┌────────

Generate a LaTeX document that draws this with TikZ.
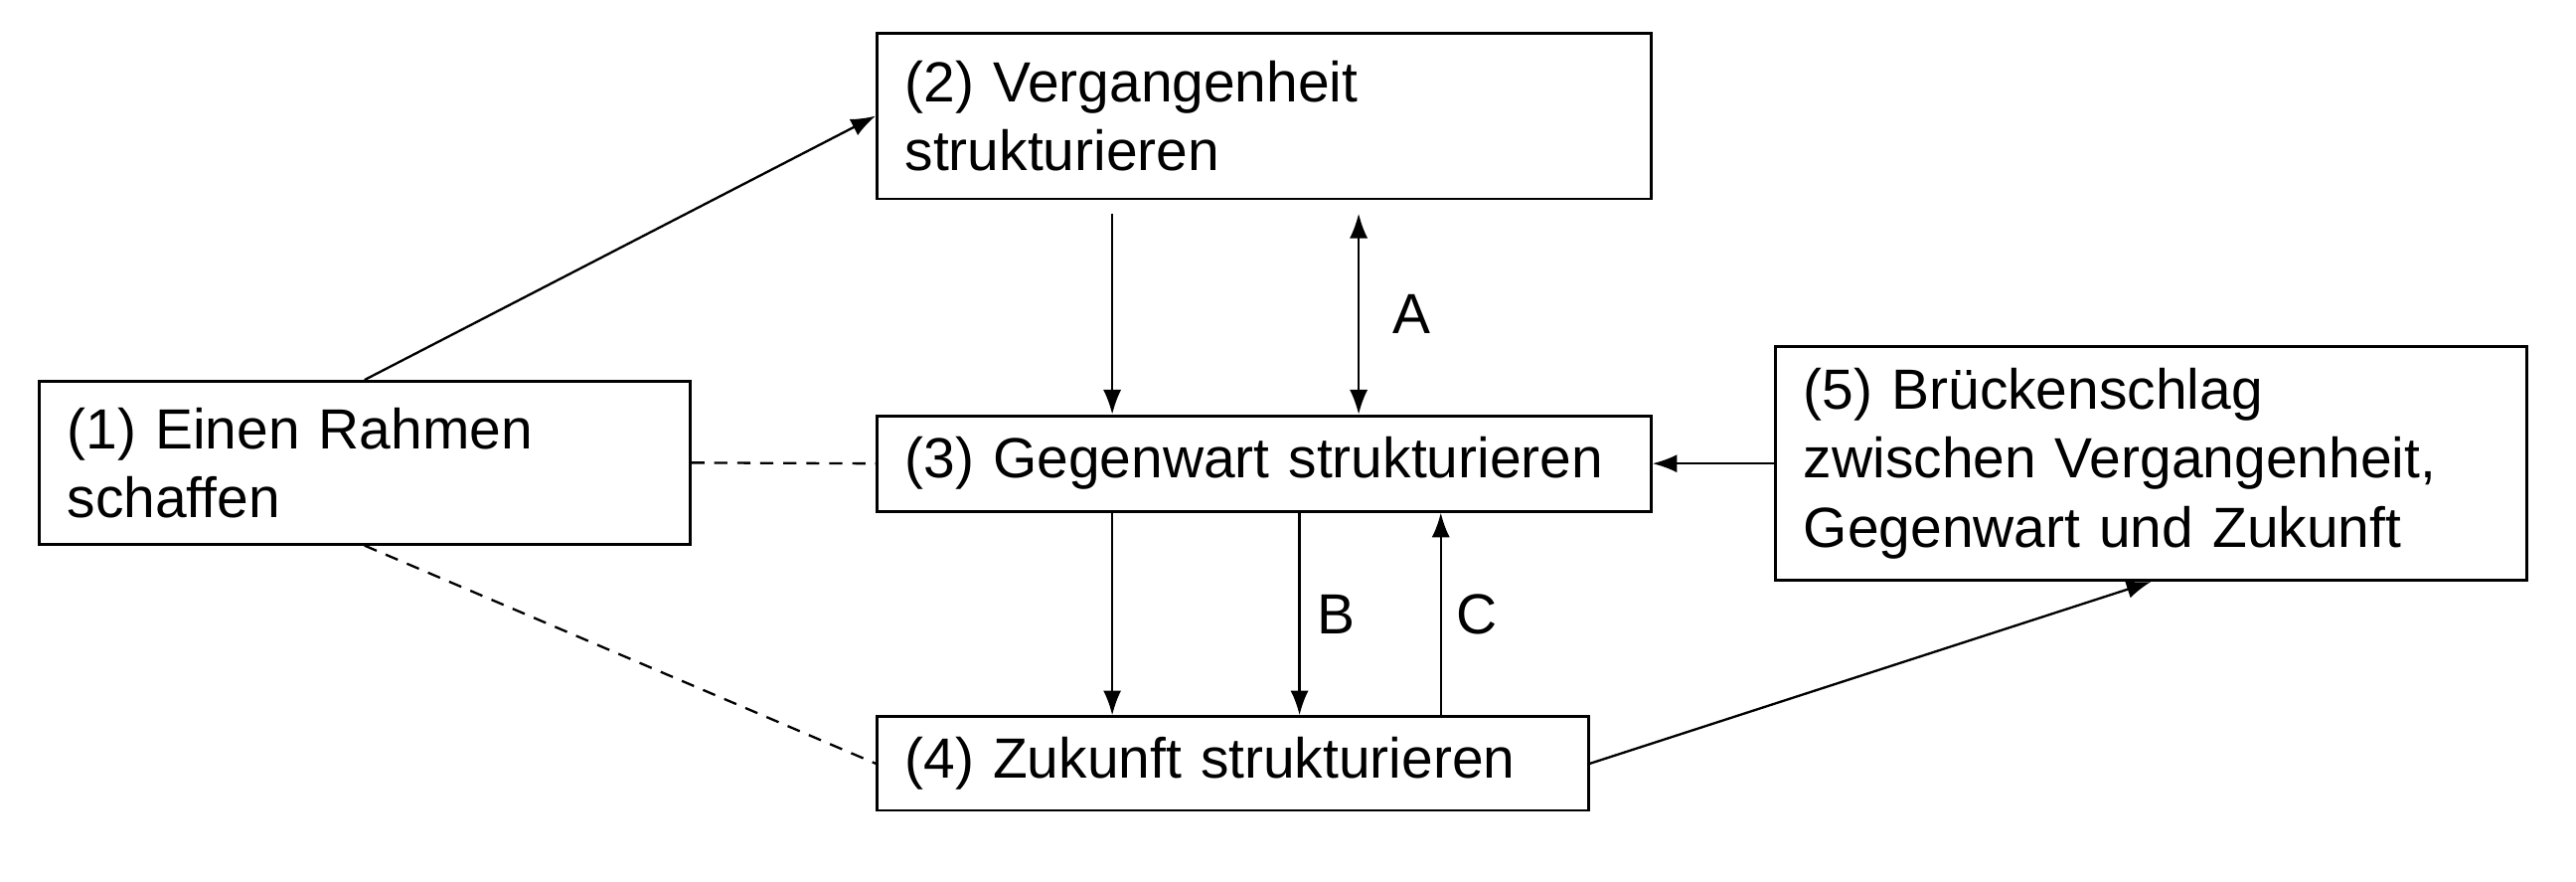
\documentclass[tikz,border=0pt]{standalone}
\usepackage{fontspec}
\setmainfont{Liberation Sans}
\usetikzlibrary{shapes,arrows.meta,positioning}
\def \gap {0.08cm}

\begin{document}
\begin{tikzpicture}[>={Latex[length=1.5mm,width=1.1mm]},
    box/.style={draw,rectangle,line width=0.5pt,anchor=west,align=left,inner xsep=0.17cm,inner ysep=0pt,
      font=\fontsize{9.8}{11.9}\selectfont},
    con/.style={line width=0.4pt},
    lbl/.style={inner sep=0pt,font=\fontsize{9.8}{11.9}\selectfont}]
    \useasboundingbox (0,0) rectangle (15.68,5.36);
    \node[box,text width=3.62cm,minimum height=0.99cm] (rahmen) at (0.23,2.545) {(1) Einen Rahmen\\schaffen};
    \node[box,text width=4.37cm,minimum height=1.01cm] (verg) at (5.33,4.655) {(2) Vergangenheit\\strukturieren};
    \node[box,text width=4.37cm,minimum height=0.58cm] (gegen) at (5.33,2.54) {(3) Gegenwart strukturieren};
    \node[box,text width=3.99cm,minimum height=0.57cm] (zuk) at (5.33,0.715) {(4) Zukunft strukturieren};
    \node[box,text width=4.23cm,minimum height=1.42cm] (bruecke) at (10.80,2.54) {(5) Brückenschlag\\zwischen Vergangenheit,\\Gegenwart und Zukunft};
    \draw[con,->] (rahmen.north) -- (verg.west);
    \draw[con,->] ([xshift=1.44cm,yshift=-\gap]verg.south west) -- ([xshift=1.44cm]gegen.north west);
    \draw[con,<->] ([xshift=2.94cm,yshift=-\gap]verg.south west) -- node[lbl,right=0.2cm] {A} ([xshift=2.94cm]gegen.north west);
    \draw[con,dashed,dash pattern=on 0.8mm off 0.6mm] (rahmen.east) -- (gegen.west);
    \draw[con,dashed,dash pattern=on 0.8mm off 0.6mm] (rahmen.south) -- (zuk.west);
    \draw[con,->] (bruecke.west) -- (gegen.east);
    \draw[con,->] ([xshift=1.44cm]gegen.south west) -- ([xshift=1.44cm]zuk.north west);
    \draw[con,->] ([xshift=2.58cm]gegen.south west) -- node[lbl,right=0.1cm] {B} ([xshift=2.58cm]zuk.north west);
    \draw[con,->] ([xshift=3.44cm]zuk.north west) -- node[lbl,right=0.09cm] {C} ([xshift=3.44cm]gegen.south west);
    \draw[con,->] (zuk.east) -- (bruecke.south);
  \end{tikzpicture}
\end{document}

└────────

Transcribe the whole listing, character for character, but not its images.

**Result for this task**
Generate a LaTeX document that draws this with TikZ.
\documentclass[tikz,border=0pt]{standalone}
\usepackage{fontspec}
\setmainfont{Liberation Sans}
\usetikzlibrary{shapes,arrows.meta,positioning}
\def \gap {0.08cm}

\begin{document}
\begin{tikzpicture}[>={Latex[length=1.5mm,width=1.1mm]},
    box/.style={draw,rectangle,line width=0.5pt,anchor=west,align=left,inner xsep=0.17cm,inner ysep=0pt,
      font=\fontsize{9.8}{11.9}\selectfont},
    con/.style={line width=0.4pt},
    lbl/.style={inner sep=0pt,font=\fontsize{9.8}{11.9}\selectfont}]
    \useasboundingbox (0,0) rectangle (15.68,5.36);
    \node[box,text width=3.62cm,minimum height=0.99cm] (rahmen) at (0.23,2.545) {(1) Einen Rahmen\\schaffen};
    \node[box,text width=4.37cm,minimum height=1.01cm] (verg) at (5.33,4.655) {(2) Vergangenheit\\strukturieren};
    \node[box,text width=4.37cm,minimum height=0.58cm] (gegen) at (5.33,2.54) {(3) Gegenwart strukturieren};
    \node[box,text width=3.99cm,minimum height=0.57cm] (zuk) at (5.33,0.715) {(4) Zukunft strukturieren};
    \node[box,text width=4.23cm,minimum height=1.42cm] (bruecke) at (10.80,2.54) {(5) Brückenschlag\\zwischen Vergangenheit,\\Gegenwart und Zukunft};
    \draw[con,->] (rahmen.north) -- (verg.west);
    \draw[con,->] ([xshift=1.44cm,yshift=-\gap]verg.south west) -- ([xshift=1.44cm]gegen.north west);
    \draw[con,<->] ([xshift=2.94cm,yshift=-\gap]verg.south west) -- node[lbl,right=0.2cm] {A} ([xshift=2.94cm]gegen.north west);
    \draw[con,dashed,dash pattern=on 0.8mm off 0.6mm] (rahmen.east) -- (gegen.west);
    \draw[con,dashed,dash pattern=on 0.8mm off 0.6mm] (rahmen.south) -- (zuk.west);
    \draw[con,->] (bruecke.west) -- (gegen.east);
    \draw[con,->] ([xshift=1.44cm]gegen.south west) -- ([xshift=1.44cm]zuk.north west);
    \draw[con,->] ([xshift=2.58cm]gegen.south west) -- node[lbl,right=0.1cm] {B} ([xshift=2.58cm]zuk.north west);
    \draw[con,->] ([xshift=3.44cm]zuk.north west) -- node[lbl,right=0.09cm] {C} ([xshift=3.44cm]gegen.south west);
    \draw[con,->] (zuk.east) -- (bruecke.south);
  \end{tikzpicture}
\end{document}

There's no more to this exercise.